Calculus is one example of this. Archimedes and Eudoxus pretty much invented integral calculus around 300 BC. But it took 2000 years and decimal and algebraic notation for mathematicians to begin building on their work. But it also took a more sophisticated concept of infinity and I don’t know if we can call that “notation” by any stretch.
Or how about complex numbers? The entire field is the consequence of pushing our notation far outside of the bounds of what was previously considered reasonable. Or non-Euclidean geometry, where it was noticed that one of the axioms seemed superfluous, but changes in that axiom ended up changing the entire structure of the system.
Notation doesn’t have to be written. I would argue this tree-measurer is actually manipulating symbols in his head. Maybe even word symbols – “my shadow’s length/my height = tree shadow length/tree height” and solve from there. It is a crappy notation and therefore not so much math as measurement. It really becomes math when we introduce a more general notation, with x’s and such, so that we can apply this type of measurement to a whole class of objects.
Ultimately, I don’t think math leads us closer to some deep platonic knowledge, but is rather a symbolic game that incidentally happens to have amazing and powerful applications to the real world. It is this ‘incidental’ power that really wows me about math. I can’t see any reason that math should have this power. Math is pretty much the most mystical thing I believe in; it is almost a religion. The impression I’ve gotten since I’ve been old enough to think about it (although I’m finding it hard to explain why), is that math is just a mental game invented thousands of years ago by early civilization. Very much like religion. Except math works. I see no reason why this should be so but it is one of the most amazing things I can think of.
Well, first off you might want to review the definition of mathematical notation:
Secondly, if you review the history of calculus, you will see that progress was being made in several parts of the world using different notations. It was not notation that led to calculus, rather it was the advancement of the underlying concepts. The same could be said of complex analysis.
Thirdly, while axioms may be written with specific notation, the axioms actually represent abstract concepts. In the case of non-Euclidean geometry it is the concept of parallel lines that is being altered.
Because you have set it up as an accident, like most formalists. Mathematical behavior came before the notation, much like spoken words came before literacy. Formalism is like Jabberwocky, IMO.
You are welcome to think of it as a symbol-manipulation game. I think it is very instructive to do so. Some of the most interesting things about math, IMO, come from this perspective. But if you forget why we play it, the sense behind the symbols, then it would seem mystical, when in fact it’s the most ordinary thing in the world.
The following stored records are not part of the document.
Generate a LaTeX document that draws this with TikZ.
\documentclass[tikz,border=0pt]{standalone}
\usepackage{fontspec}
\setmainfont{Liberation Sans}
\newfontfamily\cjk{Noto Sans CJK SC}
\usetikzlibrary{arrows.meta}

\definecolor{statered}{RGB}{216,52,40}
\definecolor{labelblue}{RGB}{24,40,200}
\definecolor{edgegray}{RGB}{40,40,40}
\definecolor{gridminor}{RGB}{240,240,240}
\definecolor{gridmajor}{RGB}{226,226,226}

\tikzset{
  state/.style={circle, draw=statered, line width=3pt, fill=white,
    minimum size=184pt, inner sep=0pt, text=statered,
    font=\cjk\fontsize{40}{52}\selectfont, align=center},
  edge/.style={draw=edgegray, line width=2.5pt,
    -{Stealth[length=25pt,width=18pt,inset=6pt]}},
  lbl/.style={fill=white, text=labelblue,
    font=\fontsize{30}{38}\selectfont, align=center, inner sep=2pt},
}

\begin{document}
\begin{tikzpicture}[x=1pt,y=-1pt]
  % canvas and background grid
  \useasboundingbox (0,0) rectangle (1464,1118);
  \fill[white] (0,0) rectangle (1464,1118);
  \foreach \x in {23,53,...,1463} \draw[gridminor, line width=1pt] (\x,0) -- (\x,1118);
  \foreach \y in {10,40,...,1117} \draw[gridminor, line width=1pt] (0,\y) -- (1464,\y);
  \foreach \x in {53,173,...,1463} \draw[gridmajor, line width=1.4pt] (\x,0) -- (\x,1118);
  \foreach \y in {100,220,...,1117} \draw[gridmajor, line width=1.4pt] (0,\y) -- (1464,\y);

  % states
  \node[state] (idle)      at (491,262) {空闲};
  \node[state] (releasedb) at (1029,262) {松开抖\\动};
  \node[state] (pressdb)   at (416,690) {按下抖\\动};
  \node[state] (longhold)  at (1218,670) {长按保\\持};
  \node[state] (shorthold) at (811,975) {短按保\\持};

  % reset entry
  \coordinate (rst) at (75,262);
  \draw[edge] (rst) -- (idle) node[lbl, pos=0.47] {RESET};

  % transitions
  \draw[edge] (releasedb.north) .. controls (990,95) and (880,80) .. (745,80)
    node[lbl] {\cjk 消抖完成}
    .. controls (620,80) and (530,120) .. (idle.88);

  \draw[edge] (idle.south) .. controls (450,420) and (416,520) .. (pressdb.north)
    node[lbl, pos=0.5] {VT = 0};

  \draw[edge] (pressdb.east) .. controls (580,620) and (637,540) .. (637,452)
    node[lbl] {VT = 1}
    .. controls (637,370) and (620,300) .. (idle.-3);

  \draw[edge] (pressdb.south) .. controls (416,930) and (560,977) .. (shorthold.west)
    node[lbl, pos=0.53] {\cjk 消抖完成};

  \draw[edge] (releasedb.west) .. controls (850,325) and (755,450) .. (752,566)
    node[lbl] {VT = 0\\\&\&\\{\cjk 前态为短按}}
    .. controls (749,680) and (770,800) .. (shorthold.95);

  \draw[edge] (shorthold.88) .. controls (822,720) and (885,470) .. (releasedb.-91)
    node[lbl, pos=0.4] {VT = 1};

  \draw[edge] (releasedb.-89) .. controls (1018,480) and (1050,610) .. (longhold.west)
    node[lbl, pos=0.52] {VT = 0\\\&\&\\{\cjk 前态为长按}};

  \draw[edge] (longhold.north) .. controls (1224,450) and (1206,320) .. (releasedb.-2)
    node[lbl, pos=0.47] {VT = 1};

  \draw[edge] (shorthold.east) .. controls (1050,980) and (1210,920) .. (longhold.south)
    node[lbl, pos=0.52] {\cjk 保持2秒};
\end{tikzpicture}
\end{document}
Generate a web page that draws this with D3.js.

People balance their checkbooks every day! (Not me, of course, I’m above all that. But I hear it said…)
These days higher level code might actually be less misleading, since machine language instructions will often be executed out of order on a modern processor.
Higher level concepts change the ballgame because most of us get lost in the lower level jungle. von Neumann famously was against floating point because he understood what was going on at that level without hardware assistance. He was against assemblers for the same reason.
So here is a question - would a theorem proving program work better or worse using more sophisticated notation as primitives? Would it work better if it could invent notation?
Back when I paid attention to this stuff I thought there was a base set of primitives that could be manipulated, and things at a higher level were broken down into them - but that was a long time ago, and I don’t know what the state of the art is any more.
I can see arguing for complex numbers to have arisen through something akin to an abuse of notation. But how is modifying the axioms of geometry an example of notation?
Yes, I believe that math is formalism, but I wouldn’t call myself a formalist, for the same reason I don’t call myself a mathematician.
There’s a selection effect going on there. Mathematics can go down all sorts of different paths, and in fact does. But it’s only the paths which happen to correspond to the real world which get all of the attention. As an example, the group of the integers modulo 12 under the operation addition is familiar to elementary school students (even if they don’t know it by that name), because that’s the basis of our timekeeping system. But so far as I know, nobody has ever put a use to the group of integers modulo 1000007 under the operation multiplication. A mathematician will tell you that those are both perfectly valid groups, but one gets a lot more use than the other.
(Thoroughly pedantic nitpick: integer multiplication modulo 1000007 doesn’t form a group, merely a monoid; 0, 29, and 34483 lack multiplicative inverses.)
Huh? Isn’t 1/29 the multiplicative inverse of 29, and 1/34483 the m.i. of 34483?
Think integer arithmetic modulo the number of elements. The non-zero elements which are relatively prime to the number of elements form a group. Since 1000007 = 29 * 34483, they don’t have multiplicative inverses.
Yes, the most sophisticated theorem proving environments today (specifically Isabelle) use intuitionistic higher order logic as a meta-logic, and define all object logics within this framework. In effect, you have a formal proof that looks a lot like an informal mathematical proof, as you’d find in a text book, which is just syntactic sugar for a simpler underlying representation. There’s no utility in moving to more expressive meta-logics than HOL—higher-order unification is semi-decideable, but Huet’s algorithm works well in practice (anything more complex and you’re at risk of losing this), and nearly all mathematics can be encoded within HOL.
Huh, I had it stuck in the memory banks that a million and seven was a prime. I guess I’ll need to find some other generic large prime to pull out in situations like this.
You’d need to say something like “non-zero” at some point. Though, people do take things like “the multiplicative group of integers modulo n” to implicitly mean “the multiplicative group of those integers which have inverses modulo n”, so my pedantry was, and is, rather unfair. [Does terminology count as notation?]
On the bright side, a million and three actually is prime and is probably what you had originally put in the memory banks. You’ve just earned some interest over time. 
That, or I was thinking of some other power-of-ten plus 7. But thanks, a million and three will work fine.